What you need to do> Reproduce nothing but the lines from the start of the material through the line that includes "1.62e-7, 1.41e-7, 1.23e-7, 1.07e-7]", both ends included, and omit every picture.

--- START ---

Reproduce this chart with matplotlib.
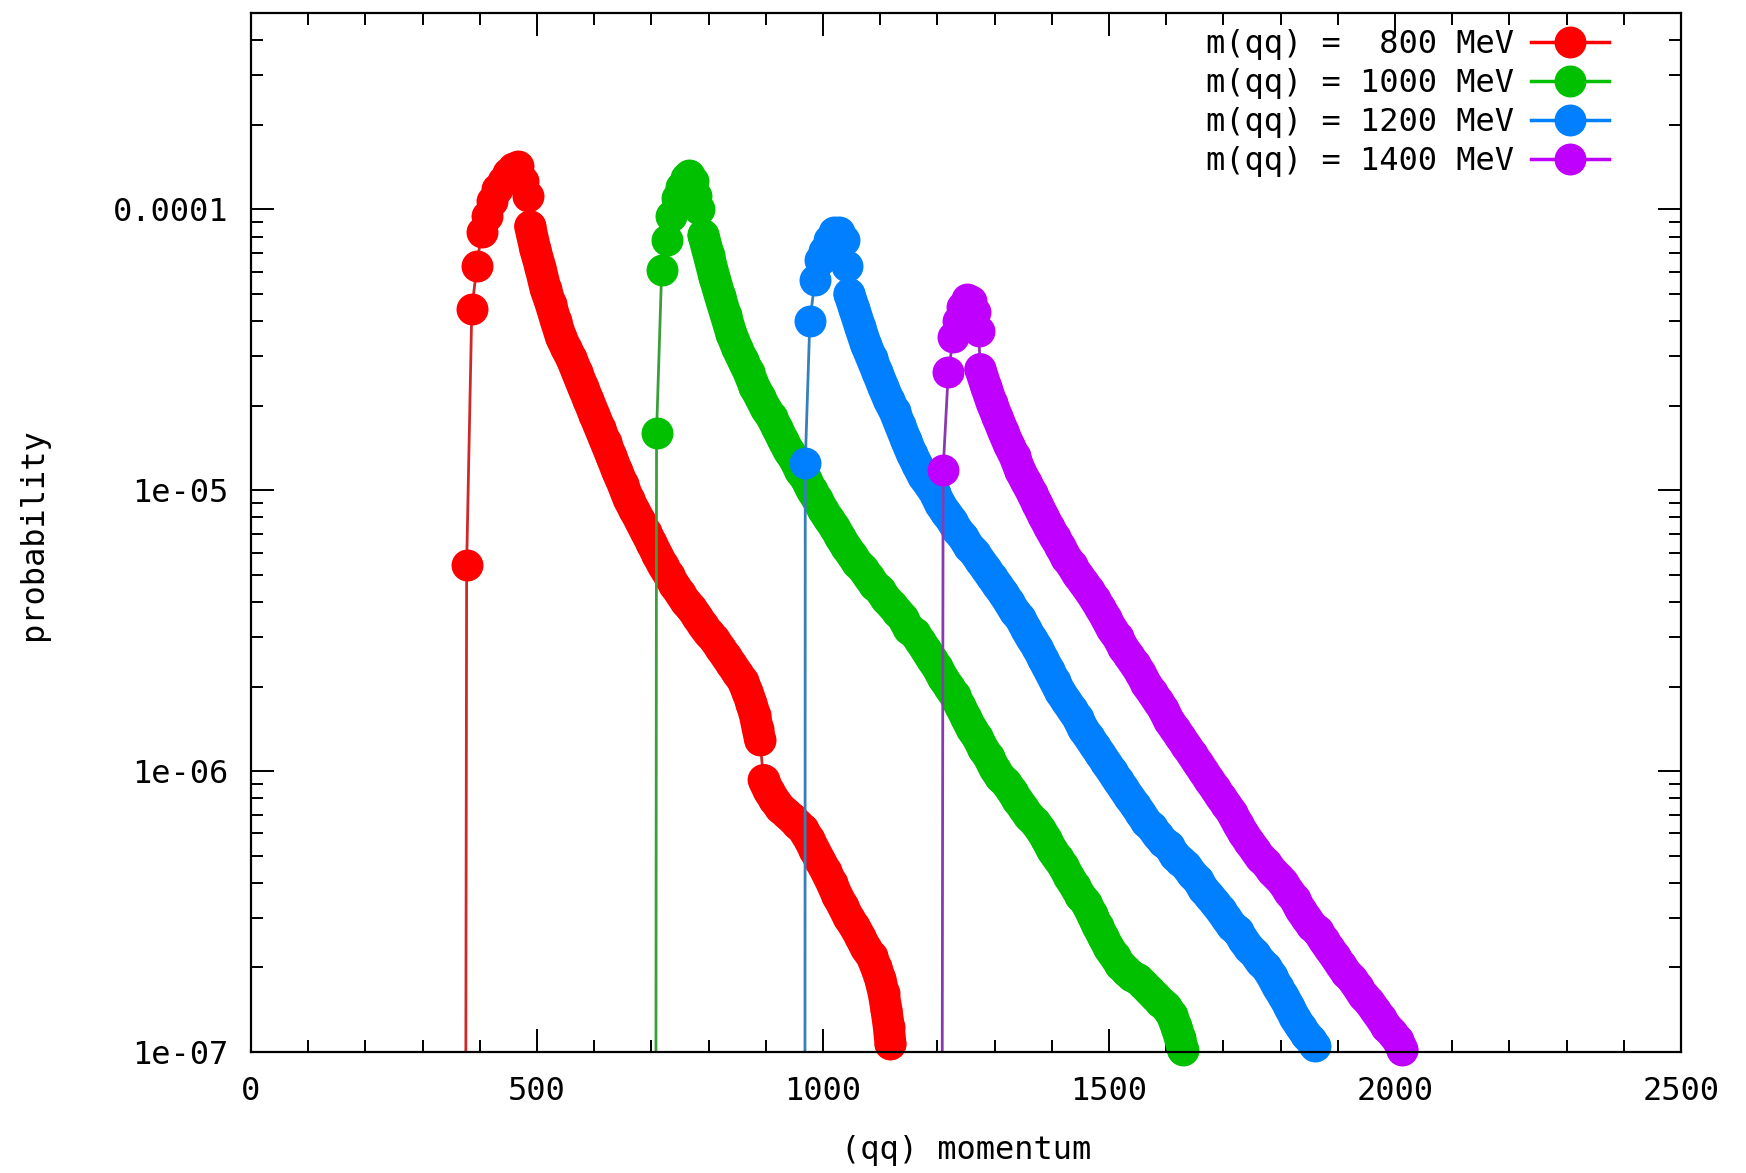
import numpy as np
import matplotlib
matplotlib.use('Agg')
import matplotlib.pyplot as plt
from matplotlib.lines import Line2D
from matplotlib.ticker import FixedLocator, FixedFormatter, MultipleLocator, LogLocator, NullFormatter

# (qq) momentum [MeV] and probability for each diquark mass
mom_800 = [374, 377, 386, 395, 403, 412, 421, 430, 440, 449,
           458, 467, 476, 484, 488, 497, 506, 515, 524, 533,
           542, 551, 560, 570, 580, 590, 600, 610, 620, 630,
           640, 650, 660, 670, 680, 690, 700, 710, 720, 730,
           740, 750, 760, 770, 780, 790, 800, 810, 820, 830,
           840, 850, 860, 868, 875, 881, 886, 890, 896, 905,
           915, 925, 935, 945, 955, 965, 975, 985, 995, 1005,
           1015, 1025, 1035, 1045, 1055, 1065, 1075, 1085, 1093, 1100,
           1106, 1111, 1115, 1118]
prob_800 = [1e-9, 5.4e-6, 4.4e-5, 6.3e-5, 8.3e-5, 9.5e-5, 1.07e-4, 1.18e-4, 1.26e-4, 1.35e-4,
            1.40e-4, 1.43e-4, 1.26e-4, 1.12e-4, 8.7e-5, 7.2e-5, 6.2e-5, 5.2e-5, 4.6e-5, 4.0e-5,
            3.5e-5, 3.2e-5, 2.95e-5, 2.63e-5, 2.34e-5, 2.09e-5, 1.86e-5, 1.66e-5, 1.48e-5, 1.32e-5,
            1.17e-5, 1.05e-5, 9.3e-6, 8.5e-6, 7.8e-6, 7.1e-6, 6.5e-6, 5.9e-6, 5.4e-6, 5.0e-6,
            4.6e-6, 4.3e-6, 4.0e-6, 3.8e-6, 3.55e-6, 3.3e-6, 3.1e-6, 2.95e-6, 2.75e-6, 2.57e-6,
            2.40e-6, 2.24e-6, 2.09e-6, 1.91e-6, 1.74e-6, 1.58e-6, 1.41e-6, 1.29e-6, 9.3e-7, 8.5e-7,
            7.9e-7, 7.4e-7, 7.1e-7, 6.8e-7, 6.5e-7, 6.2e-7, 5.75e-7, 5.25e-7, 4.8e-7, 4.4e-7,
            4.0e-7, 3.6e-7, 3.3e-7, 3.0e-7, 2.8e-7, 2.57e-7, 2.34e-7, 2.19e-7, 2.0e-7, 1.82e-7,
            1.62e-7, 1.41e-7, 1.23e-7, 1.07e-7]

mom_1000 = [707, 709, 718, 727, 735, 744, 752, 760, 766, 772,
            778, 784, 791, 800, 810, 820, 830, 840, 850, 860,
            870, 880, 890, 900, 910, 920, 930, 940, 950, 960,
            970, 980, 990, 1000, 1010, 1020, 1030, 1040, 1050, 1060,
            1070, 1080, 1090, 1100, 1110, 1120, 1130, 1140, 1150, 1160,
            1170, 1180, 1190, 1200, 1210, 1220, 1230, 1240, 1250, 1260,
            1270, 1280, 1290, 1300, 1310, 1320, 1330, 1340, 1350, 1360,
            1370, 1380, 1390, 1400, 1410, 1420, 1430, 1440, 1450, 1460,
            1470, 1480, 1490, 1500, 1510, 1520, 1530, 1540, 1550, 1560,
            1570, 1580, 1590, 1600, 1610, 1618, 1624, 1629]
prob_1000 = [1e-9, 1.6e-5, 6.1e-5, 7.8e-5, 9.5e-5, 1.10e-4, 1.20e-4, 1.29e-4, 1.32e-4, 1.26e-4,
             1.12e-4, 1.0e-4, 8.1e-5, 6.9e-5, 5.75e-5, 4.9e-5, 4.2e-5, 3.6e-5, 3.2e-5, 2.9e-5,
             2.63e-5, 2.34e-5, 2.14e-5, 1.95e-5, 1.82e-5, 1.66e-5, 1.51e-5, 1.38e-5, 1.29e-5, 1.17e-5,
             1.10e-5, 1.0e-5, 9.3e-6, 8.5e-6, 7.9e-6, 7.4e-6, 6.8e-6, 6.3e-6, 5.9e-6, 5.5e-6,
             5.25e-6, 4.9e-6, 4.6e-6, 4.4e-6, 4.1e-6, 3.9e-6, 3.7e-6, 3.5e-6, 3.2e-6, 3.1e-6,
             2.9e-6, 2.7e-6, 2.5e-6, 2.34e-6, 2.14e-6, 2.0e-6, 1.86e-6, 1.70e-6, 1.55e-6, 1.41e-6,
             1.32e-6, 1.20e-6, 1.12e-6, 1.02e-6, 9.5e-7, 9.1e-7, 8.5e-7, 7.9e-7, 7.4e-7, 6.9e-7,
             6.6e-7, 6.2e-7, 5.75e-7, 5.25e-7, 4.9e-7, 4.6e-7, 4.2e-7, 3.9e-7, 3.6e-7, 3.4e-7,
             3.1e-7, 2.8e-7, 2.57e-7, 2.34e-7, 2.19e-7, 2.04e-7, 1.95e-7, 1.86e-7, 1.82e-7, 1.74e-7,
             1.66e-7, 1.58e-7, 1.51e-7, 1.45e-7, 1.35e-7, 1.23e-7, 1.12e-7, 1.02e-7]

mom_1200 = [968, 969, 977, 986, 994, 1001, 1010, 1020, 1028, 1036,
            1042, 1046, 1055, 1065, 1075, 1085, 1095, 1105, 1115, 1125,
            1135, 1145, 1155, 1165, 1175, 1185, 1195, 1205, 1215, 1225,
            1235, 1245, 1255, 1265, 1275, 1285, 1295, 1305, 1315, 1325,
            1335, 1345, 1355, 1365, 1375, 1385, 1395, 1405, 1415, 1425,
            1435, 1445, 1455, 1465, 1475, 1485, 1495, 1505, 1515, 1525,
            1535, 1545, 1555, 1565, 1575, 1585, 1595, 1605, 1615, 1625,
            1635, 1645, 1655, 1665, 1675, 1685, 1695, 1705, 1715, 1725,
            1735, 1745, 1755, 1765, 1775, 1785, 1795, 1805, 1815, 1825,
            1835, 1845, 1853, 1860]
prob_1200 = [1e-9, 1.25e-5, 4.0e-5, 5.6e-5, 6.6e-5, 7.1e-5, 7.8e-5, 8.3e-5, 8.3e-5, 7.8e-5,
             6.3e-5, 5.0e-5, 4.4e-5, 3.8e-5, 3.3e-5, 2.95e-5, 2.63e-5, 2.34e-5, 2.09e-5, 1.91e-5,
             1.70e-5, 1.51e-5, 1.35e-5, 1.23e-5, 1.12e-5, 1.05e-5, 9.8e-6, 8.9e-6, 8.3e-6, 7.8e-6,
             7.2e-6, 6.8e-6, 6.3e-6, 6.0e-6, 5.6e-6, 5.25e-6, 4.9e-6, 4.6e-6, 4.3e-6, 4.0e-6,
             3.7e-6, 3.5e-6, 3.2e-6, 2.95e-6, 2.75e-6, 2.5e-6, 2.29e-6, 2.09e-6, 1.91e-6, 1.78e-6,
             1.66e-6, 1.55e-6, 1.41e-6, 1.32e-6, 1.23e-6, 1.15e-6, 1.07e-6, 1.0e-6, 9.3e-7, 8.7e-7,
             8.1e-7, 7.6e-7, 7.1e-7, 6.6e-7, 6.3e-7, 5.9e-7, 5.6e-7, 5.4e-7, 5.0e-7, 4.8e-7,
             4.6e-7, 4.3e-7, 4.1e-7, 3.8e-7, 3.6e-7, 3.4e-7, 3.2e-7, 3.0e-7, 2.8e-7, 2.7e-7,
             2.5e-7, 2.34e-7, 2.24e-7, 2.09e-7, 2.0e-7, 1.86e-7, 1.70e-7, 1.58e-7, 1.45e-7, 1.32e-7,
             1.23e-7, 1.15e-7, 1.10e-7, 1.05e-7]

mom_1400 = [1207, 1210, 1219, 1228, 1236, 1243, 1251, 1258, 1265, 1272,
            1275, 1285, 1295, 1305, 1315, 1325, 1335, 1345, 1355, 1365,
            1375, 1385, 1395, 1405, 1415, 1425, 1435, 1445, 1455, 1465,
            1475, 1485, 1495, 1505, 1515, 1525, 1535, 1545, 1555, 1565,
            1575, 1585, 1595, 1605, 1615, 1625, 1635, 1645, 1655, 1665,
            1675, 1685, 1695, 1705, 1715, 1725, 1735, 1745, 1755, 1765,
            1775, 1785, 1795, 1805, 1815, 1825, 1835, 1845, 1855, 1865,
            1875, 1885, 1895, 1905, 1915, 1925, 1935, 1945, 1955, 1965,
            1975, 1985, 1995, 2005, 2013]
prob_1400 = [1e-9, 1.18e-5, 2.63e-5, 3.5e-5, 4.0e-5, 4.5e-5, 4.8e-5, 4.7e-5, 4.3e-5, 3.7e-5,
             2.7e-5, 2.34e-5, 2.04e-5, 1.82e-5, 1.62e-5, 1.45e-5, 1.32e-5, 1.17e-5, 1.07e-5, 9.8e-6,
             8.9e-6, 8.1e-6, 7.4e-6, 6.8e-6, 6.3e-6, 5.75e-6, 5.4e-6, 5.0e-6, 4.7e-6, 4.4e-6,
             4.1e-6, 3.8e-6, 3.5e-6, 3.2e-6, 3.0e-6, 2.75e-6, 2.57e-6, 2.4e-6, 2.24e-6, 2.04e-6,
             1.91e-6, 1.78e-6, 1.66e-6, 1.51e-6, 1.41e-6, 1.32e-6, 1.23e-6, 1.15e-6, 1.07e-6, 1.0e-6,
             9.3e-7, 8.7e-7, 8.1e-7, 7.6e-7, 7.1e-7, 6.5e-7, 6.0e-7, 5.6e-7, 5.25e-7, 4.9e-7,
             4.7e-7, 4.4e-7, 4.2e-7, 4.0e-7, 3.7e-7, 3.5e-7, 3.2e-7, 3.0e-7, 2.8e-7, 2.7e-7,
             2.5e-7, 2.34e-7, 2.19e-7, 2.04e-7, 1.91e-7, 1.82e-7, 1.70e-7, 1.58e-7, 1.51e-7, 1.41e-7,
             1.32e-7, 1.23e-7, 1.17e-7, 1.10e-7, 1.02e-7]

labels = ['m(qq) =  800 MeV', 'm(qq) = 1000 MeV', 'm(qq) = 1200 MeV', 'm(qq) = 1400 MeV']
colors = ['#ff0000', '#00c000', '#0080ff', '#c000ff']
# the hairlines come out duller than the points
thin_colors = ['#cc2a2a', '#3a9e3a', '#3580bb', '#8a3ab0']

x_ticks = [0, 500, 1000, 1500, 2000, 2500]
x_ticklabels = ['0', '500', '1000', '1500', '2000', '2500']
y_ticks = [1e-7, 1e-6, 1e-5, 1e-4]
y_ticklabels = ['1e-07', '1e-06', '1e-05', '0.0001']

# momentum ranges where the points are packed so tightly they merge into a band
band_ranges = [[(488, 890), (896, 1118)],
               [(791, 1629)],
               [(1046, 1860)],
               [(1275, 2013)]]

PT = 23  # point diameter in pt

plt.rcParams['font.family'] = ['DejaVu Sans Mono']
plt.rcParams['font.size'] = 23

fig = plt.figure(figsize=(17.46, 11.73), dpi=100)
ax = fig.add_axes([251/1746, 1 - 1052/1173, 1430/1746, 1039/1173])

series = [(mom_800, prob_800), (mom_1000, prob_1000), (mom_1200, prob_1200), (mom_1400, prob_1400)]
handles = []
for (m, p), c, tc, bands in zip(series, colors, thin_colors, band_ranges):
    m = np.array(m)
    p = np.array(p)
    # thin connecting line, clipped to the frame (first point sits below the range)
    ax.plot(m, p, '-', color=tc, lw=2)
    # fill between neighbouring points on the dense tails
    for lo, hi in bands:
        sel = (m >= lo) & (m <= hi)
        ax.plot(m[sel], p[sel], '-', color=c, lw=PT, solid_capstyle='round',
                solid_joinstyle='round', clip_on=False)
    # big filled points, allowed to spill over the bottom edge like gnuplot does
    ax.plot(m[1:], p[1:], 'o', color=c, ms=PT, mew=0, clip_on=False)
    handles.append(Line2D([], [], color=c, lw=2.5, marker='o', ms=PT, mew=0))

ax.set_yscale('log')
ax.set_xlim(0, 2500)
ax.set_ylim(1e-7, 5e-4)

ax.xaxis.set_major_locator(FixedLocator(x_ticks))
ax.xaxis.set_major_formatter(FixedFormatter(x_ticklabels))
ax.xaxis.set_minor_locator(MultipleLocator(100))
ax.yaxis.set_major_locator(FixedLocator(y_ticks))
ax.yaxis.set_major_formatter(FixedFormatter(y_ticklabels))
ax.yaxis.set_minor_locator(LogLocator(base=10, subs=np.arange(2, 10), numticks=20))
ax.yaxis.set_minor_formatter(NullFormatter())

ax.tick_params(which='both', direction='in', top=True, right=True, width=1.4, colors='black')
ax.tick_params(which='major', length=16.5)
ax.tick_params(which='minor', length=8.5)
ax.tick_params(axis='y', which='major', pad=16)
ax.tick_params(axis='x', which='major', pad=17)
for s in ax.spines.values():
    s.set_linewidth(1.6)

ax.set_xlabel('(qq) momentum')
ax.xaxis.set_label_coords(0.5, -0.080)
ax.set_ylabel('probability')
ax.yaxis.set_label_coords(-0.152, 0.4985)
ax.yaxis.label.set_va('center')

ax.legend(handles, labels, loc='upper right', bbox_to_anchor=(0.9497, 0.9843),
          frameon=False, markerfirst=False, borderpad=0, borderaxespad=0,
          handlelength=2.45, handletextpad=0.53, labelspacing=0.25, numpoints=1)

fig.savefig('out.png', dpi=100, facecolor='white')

--- END ---

Complete output>
Reproduce this chart with matplotlib.
import numpy as np
import matplotlib
matplotlib.use('Agg')
import matplotlib.pyplot as plt
from matplotlib.lines import Line2D
from matplotlib.ticker import FixedLocator, FixedFormatter, MultipleLocator, LogLocator, NullFormatter

# (qq) momentum [MeV] and probability for each diquark mass
mom_800 = [374, 377, 386, 395, 403, 412, 421, 430, 440, 449,
           458, 467, 476, 484, 488, 497, 506, 515, 524, 533,
           542, 551, 560, 570, 580, 590, 600, 610, 620, 630,
           640, 650, 660, 670, 680, 690, 700, 710, 720, 730,
           740, 750, 760, 770, 780, 790, 800, 810, 820, 830,
           840, 850, 860, 868, 875, 881, 886, 890, 896, 905,
           915, 925, 935, 945, 955, 965, 975, 985, 995, 1005,
           1015, 1025, 1035, 1045, 1055, 1065, 1075, 1085, 1093, 1100,
           1106, 1111, 1115, 1118]
prob_800 = [1e-9, 5.4e-6, 4.4e-5, 6.3e-5, 8.3e-5, 9.5e-5, 1.07e-4, 1.18e-4, 1.26e-4, 1.35e-4,
            1.40e-4, 1.43e-4, 1.26e-4, 1.12e-4, 8.7e-5, 7.2e-5, 6.2e-5, 5.2e-5, 4.6e-5, 4.0e-5,
            3.5e-5, 3.2e-5, 2.95e-5, 2.63e-5, 2.34e-5, 2.09e-5, 1.86e-5, 1.66e-5, 1.48e-5, 1.32e-5,
            1.17e-5, 1.05e-5, 9.3e-6, 8.5e-6, 7.8e-6, 7.1e-6, 6.5e-6, 5.9e-6, 5.4e-6, 5.0e-6,
            4.6e-6, 4.3e-6, 4.0e-6, 3.8e-6, 3.55e-6, 3.3e-6, 3.1e-6, 2.95e-6, 2.75e-6, 2.57e-6,
            2.40e-6, 2.24e-6, 2.09e-6, 1.91e-6, 1.74e-6, 1.58e-6, 1.41e-6, 1.29e-6, 9.3e-7, 8.5e-7,
            7.9e-7, 7.4e-7, 7.1e-7, 6.8e-7, 6.5e-7, 6.2e-7, 5.75e-7, 5.25e-7, 4.8e-7, 4.4e-7,
            4.0e-7, 3.6e-7, 3.3e-7, 3.0e-7, 2.8e-7, 2.57e-7, 2.34e-7, 2.19e-7, 2.0e-7, 1.82e-7,
            1.62e-7, 1.41e-7, 1.23e-7, 1.07e-7]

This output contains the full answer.